Predicting Cumulative Galvanic Corrosion Damage in Aircraft Structures using Environmental Exposure Measurements

Environmental exposure history, measured using corrosion sensors, is used to drive a computational model and predict the cumulative galvanic corrosion damage. Knowing th eenvironmental exposure of an aircraft over the course of its lifetime is critical to making meaningful predictions of accumulated corrosion damage. Dynamic environmental monitoring using sensor technology provides a significant advantage compared to using historical atmospheric data records. Estimates of time-of-wetness (TOW) are made through statistical manipulation of the sensor data so that discrete environmental characterizations (WET, SEMI- WET and DRY) of the total exposure history can be derived. Computational models require information on electrolyte conductivity, film thickness, and polarization properties to make predictions of galvanic stress and metal loss.
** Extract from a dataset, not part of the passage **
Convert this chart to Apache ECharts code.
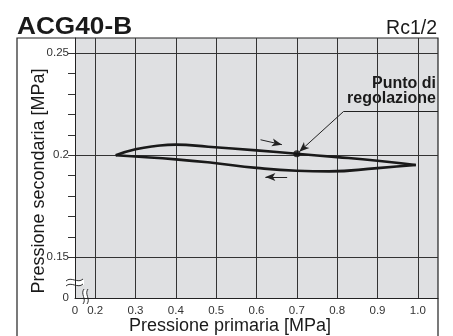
<!DOCTYPE html>
<html lang="it" style="height: 100%">

<head>
  <meta charset="utf-8">
  <title>ACG40-B</title>
</head>

<body style="height: 100%; margin: 0; background: #fff">
  <div id="container" style="height: 336px; width: 453px;"></div>

  <script type="text/javascript" src="https://cdn.jsdelivr.net/npm/echarts@6.0.0/dist/echarts.min.js"></script>
  <script type="text/javascript">
    // curve values [primary MPa, secondary MPa]
    var upperCurve = [
      [0.251, 0.2], [0.3, 0.2029], [0.35, 0.2045], [0.4, 0.2052], [0.48, 0.2042],
      [0.6, 0.2024], [0.7, 0.2007], [0.8, 0.1991], [0.9, 0.1973], [0.995, 0.1952]
    ];
    var lowerCurve = [
      [0.251, 0.2], [0.3, 0.1994], [0.4, 0.198], [0.49, 0.1963], [0.6, 0.1938],
      [0.7, 0.1924], [0.78, 0.1921], [0.9, 0.1937], [0.995, 0.1952]
    ];
    var setPoint = [[0.7, 0.2007]];

    // axis ticks / labels
    var xGridValues = [0.2, 0.3, 0.4, 0.5, 0.6, 0.7, 0.8, 0.9, 1.0];
    var xLabelValues = [0.15, 0.2, 0.3, 0.4, 0.5, 0.6, 0.7, 0.8, 0.9, 1.0];
    var yTickValues = [0.15, 0.16, 0.17, 0.18, 0.19, 0.2, 0.21, 0.22, 0.23, 0.24, 0.25];
    var yGridValues = [0.15, 0.2, 0.25];
    var yLabelValues = [0.13, 0.15, 0.2, 0.25];

    // arrows on the plot [from, to]
    var arrowUp = [[0.610, 0.2076], [0.663, 0.2052]];
    var arrowDown = [[0.676, 0.1893], [0.622, 0.1893]];
    var leader = [[0.816, 0.2215], [0.706, 0.2017]];
    var underline = [[0.816, 0.2215], [1.05, 0.2215]];

    var dom = document.getElementById('container');
    var myChart = echarts.init(dom, null, { renderer: 'canvas' });

    var ink = '#222';
    var plotBg = '#dfe0e2';

    function arrowItem(p, withHead) {
      return [
        { coord: p[0], symbol: 'none' },
        { coord: p[1], symbol: withHead ? 'arrow' : 'none' }
      ];
    }

    var option = {
      animation: false,
      textStyle: { fontFamily: 'Liberation Sans, Arial, sans-serif' },
      grid: {
        left: 75, right: 15, top: 38, bottom: 38,
        show: true, backgroundColor: plotBg, borderWidth: 0
      },
      xAxis: {
        type: 'value', min: 0.15, max: 1.05,
        axisLine: { show: true, lineStyle: { color: ink, width: 1 } },
        axisTick: { show: false, customValues: xGridValues },
        splitLine: { show: true, lineStyle: { color: '#333', width: 1 } },
        axisLabel: {
          customValues: xLabelValues,
          fontSize: 11.5, color: '#333', margin: 7,
          formatter: function (v) {
            if (v < 0.16) return '0';
            return v.toFixed(1);
          }
        }
      },
      yAxis: [
        {
          type: 'value', min: 0.13, max: 0.2575,
          axisLine: { show: true, lineStyle: { color: ink, width: 1 } },
          axisTick: { show: true, length: 7, customValues: yTickValues, lineStyle: { color: '#333' } },
          splitLine: { show: false },
          axisLabel: {
            customValues: yLabelValues,
            fontSize: 11.5, color: '#333', margin: 6,
            formatter: function (v) {
              if (v < 0.14) return '0';
              if (Math.abs(v - 0.2) < 1e-6) return '0.2';
              return String(v);
            }
          }
        },
        {
          type: 'value', min: 0.13, max: 0.2575, position: 'left',
          axisLine: { show: false },
          axisTick: { show: false, customValues: yGridValues },
          axisLabel: { show: false },
          splitLine: { show: true, lineStyle: { color: '#333', width: 1 } }
        }
      ],
      series: [
        {
          name: 'upper', type: 'line', smooth: true, symbol: 'none',
          data: upperCurve,
          lineStyle: { color: '#1a1a1a', width: 2.6 },
          z: 3,
          markLine: {
            silent: true,
            symbolSize: [6, 10],
            label: { show: false },
            lineStyle: { color: ink, width: 1, type: 'solid' },
            data: [
              arrowItem(arrowUp, true),
              arrowItem(arrowDown, true),
              arrowItem(leader, true),
              arrowItem(underline, false)
            ]
          }
        },
        {
          name: 'lower', type: 'line', smooth: true, symbol: 'none',
          data: lowerCurve,
          lineStyle: { color: '#1a1a1a', width: 2.6 },
          z: 3
        },
        {
          name: 'setpoint', type: 'scatter', data: setPoint,
          symbolSize: 7, itemStyle: { color: '#111' }, z: 4
        }
      ],
      graphic: [
        // outer frame
        {
          type: 'polyline', silent: true,
          shape: { points: [[17, 336], [17, 38], [438, 38], [438, 336]] },
          style: { stroke: ink, lineWidth: 1.2, fill: null }
        },
        {
          type: 'text', x: 17, y: 28, scaleX: 1.14,
          style: {
            text: 'ACG40-B', font: 'bold 23px Liberation Sans, Arial', fill: '#1a1a1a',
            verticalAlign: 'middle'
          }
        },
        {
          type: 'text', x: 437, y: 29,
          style: {
            text: 'Rc1/2', font: '19.5px Liberation Sans, Arial', fill: '#1a1a1a',
            align: 'right', verticalAlign: 'middle'
          }
        },
        // axis names
        {
          type: 'text', x: 230, y: 326,
          style: {
            text: 'Pressione primaria [MPa]', font: '18px Liberation Sans, Arial',
            fill: '#1a1a1a', align: 'center', verticalAlign: 'middle'
          }
        },
        {
          type: 'text', x: 39, y: 181, rotation: Math.PI / 2,
          style: {
            text: 'Pressione secondaria [MPa]', font: '18px Liberation Sans, Arial',
            fill: '#1a1a1a', align: 'center', verticalAlign: 'middle'
          }
        },
        // annotation box
        {
          type: 'rect', silent: true,
          shape: { x: 342, y: 73, width: 95, height: 38 },
          style: { fill: plotBg }
        },
        {
          type: 'text', x: 436, y: 76,
          style: {
            text: 'Punto di\nregolazione', font: 'bold 16px Liberation Sans, Arial',
            fill: '#1a1a1a', align: 'right', verticalAlign: 'top', lineHeight: 15
          }
        },
        // y-axis break
        {
          type: 'rect', silent: true,
          shape: { x: 66, y: 280, width: 18, height: 5 },
          style: { fill: '#fff' }
        },
        {
          type: 'bezierCurve', silent: true,
          shape: { x1: 66, y1: 281, cpx1: 71, cpy1: 276, cpx2: 78, cpy2: 284, x2: 83, y2: 279 },
          style: { stroke: '#333', lineWidth: 1, fill: null }
        },
        {
          type: 'bezierCurve', silent: true,
          shape: { x1: 66, y1: 286, cpx1: 71, cpy1: 281, cpx2: 78, cpy2: 289, x2: 83, y2: 284 },
          style: { stroke: '#333', lineWidth: 1, fill: null }
        },
        // x-axis break
        {
          type: 'rect', silent: true,
          shape: { x: 83, y: 290, width: 4, height: 14 },
          style: { fill: '#fff' }
        },
        {
          type: 'bezierCurve', silent: true,
          shape: { x1: 84, y1: 289, cpx1: 80, cpy1: 294, cpx2: 87, cpy2: 299, x2: 83, y2: 304 },
          style: { stroke: '#333', lineWidth: 1, fill: null }
        },
        {
          type: 'bezierCurve', silent: true,
          shape: { x1: 88, y1: 289, cpx1: 84, cpy1: 294, cpx2: 91, cpy2: 299, x2: 87, y2: 304 },
          style: { stroke: '#333', lineWidth: 1, fill: null }
        }
      ]
    };

    myChart.setOption(option);
  </script>
</body>

</html>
By combining TOW data with electrolyte properties representing each of the discrete environmental exposure conditions, and using corrosion rates from computational models, the cumulative corrosion damage for a defined operational period can be predicted. A demonstration of this new methodology (corrosion Service Life Model) is presented using actual environmental exposure data collected onboard a naval vessel. The effects of crevice and pitting corrosion can also be included in this predictive model. The approach is applicable not only to aircraft but to a wide range of structures subject to atmospheric corrosion.